Regarding peak power, as indirect measurement of switching noise, the overhead in the rising (active) edge is negligible, being comparable the results of both schemes. However, the gain in the use of the asymmetric proposal in the falling (inactive) edge is quite significant, as it was expected. Simulated data indicate that the peak in supply current in the falling transition is between 48% and 54% lower for the asymmetric buffer. In the same way, the peak induced in the clocked logic is reduced for the asymmetric buffer in a range between 4% and 29% for the light and heavy loading conditions, respectively.
CONCLUSIONS
One of the most important sources of switching noise in large VLSI circuits is the clock-driven circuitry and the clock generation and distribution logic. In this paper, a novel proposal on clock generation and buffering has been presented. The main idea is to increase the transition time of the trailing edge of the clock, converting the clock in an asymmetric signal. Since all the requirements for timing closure and limited, or zero, skew are concerning the leading edge, the reduction in reliability of the synchronization is negligible.

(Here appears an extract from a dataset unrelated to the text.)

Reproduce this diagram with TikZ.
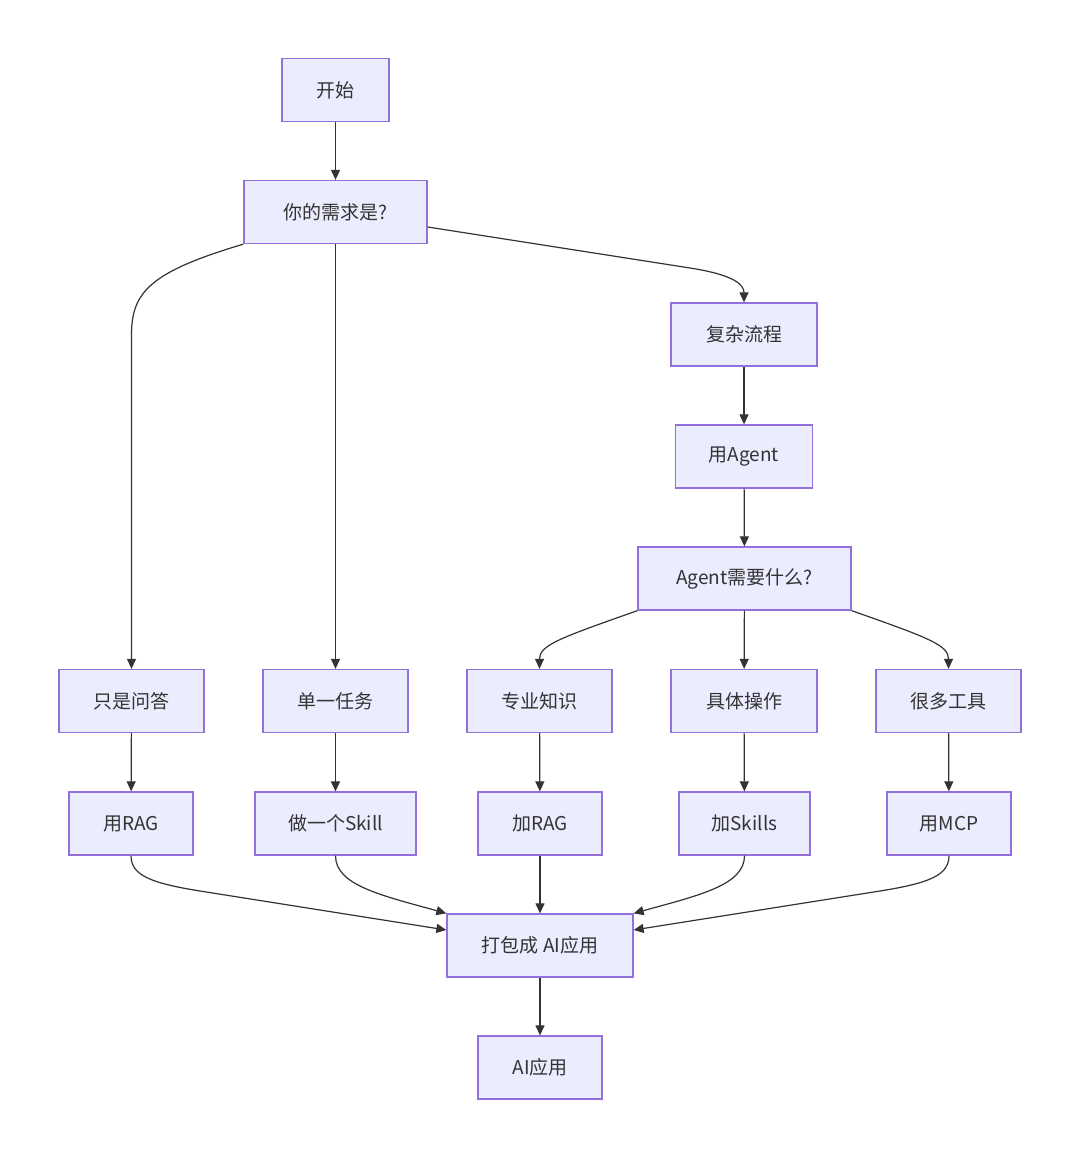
\documentclass[tikz,border=0pt]{standalone}
\usepackage{fontspec}
\setmainfont{Noto Sans CJK SC}
\usetikzlibrary{arrows.meta}
\definecolor{boxfill}{HTML}{ECECFF}
\definecolor{boxline}{HTML}{9370DB}
\definecolor{edgecol}{HTML}{333333}
\begin{document}
\begin{tikzpicture}[x=1pt,y=-1pt,
  box/.style={draw=boxline,fill=boxfill,line width=1.3pt,minimum height=63pt,inner sep=0pt,
    font=\fontsize{19}{21}\selectfont,text=edgecol},
  edge/.style={draw=edgecol,line width=1.2pt,-{Triangle[length=10pt,width=9pt]}}]
\useasboundingbox[fill=white] (0,0) rectangle (1080,1158);
\node[box,minimum width=107pt] (start) at (335.5,90) {开始};
\node[box,minimum width=183pt] (need) at (335.5,212) {你的需求是?};
\node[box,minimum width=146pt] (cplx) at (744,334.5) {复杂流程};
\node[box,minimum width=137pt] (agent) at (744,456.5) {用Agent};
\node[box,minimum width=213pt] (what) at (744.5,578.5) {Agent需要什么?};
\node[box,minimum width=145pt] (qa) at (131.5,701) {只是问答};
\node[box,minimum width=145pt] (single) at (335.5,701) {单一任务};
\node[box,minimum width=145pt] (know) at (539.5,701) {专业知识};
\node[box,minimum width=146pt] (op) at (744,701) {具体操作};
\node[box,minimum width=145pt] (tools) at (948.5,701) {很多工具};
\node[box,minimum width=124pt] (rag) at (131,823.5) {用RAG};
\node[box,minimum width=161pt] (skill) at (335.5,823.5) {做一个Skill};
\node[box,minimum width=124pt] (addrag) at (540,823.5) {加RAG};
\node[box,minimum width=131pt] (addsk) at (744.5,823.5) {加Skills};
\node[box,minimum width=124pt] (mcp) at (949,823.5) {用MCP};
\node[box,minimum width=186pt] (pack) at (540,945.5) {打包成 AI应用};
\node[box,minimum width=124pt] (app) at (540,1067.5) {AI应用};
% edges
\draw[edge] (start) -- (need);
\draw[edge] (need.south west) .. controls (150,272) and (131.5,292) .. (131.5,335) -- (qa.north);
\draw[edge] (need) -- (single);
\draw[edge] (need.east) ++(0,15) -- (690,268) .. controls (735,275) and (744,285) .. (cplx.north);
\draw[edge] (cplx) -- (agent);
\draw[edge] (agent) -- (what);
\draw[edge] (what.south west) .. controls (560,638) and (539.5,645) .. (know.north);
\draw[edge] (what) -- (op);
\draw[edge] (what.south east) .. controls (929,638) and (948.5,645) .. (tools.north);
\draw[edge] (qa) -- (rag);
\draw[edge] (single) -- (skill);
\draw[edge] (know) -- (addrag);
\draw[edge] (op) -- (addsk);
\draw[edge] (tools) -- (mcp);
\draw[edge] (rag.south) .. controls (131,875) and (150,883) .. (200,891) -- (pack.west |- 0,930);
\draw[edge] (skill.south) .. controls (335.5,885) and (380,895) .. (pack.north west);
\draw[edge] (addrag) -- (pack);
\draw[edge] (addsk.south) .. controls (744.5,885) and (700,895) .. (pack.north east);
\draw[edge] (mcp.south) .. controls (949,875) and (930,883) .. (880,891) -- (pack.east |- 0,930);
\draw[edge] (pack) -- (app);
\end{tikzpicture}
\end{document}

The increase of transition time in the trailing edge reduces the switching noise of the unused transition (48%-54%), producing additional reduction of switching noise in the clocked logic (4%-29%). The proposal has been designed and characterized for a design example in a 0.13 µm technology showing, a significative reduction in switching noise. The variation in power consumption strongly depends on the load conditions, ranging from a 20% of power reduction in light load conditions, up to a 16% of power increment for heavy load conditions. The limitation in timing performances is reduced up to 10% of average reduction in operation frequency. The proposal also presents a significant reduction in hardware resources.
As future work, the integration of a complex VLSI mixedsignal SOC with the clock tree based on the proposal is needed to assess the advantages of the proposed clocking scheme.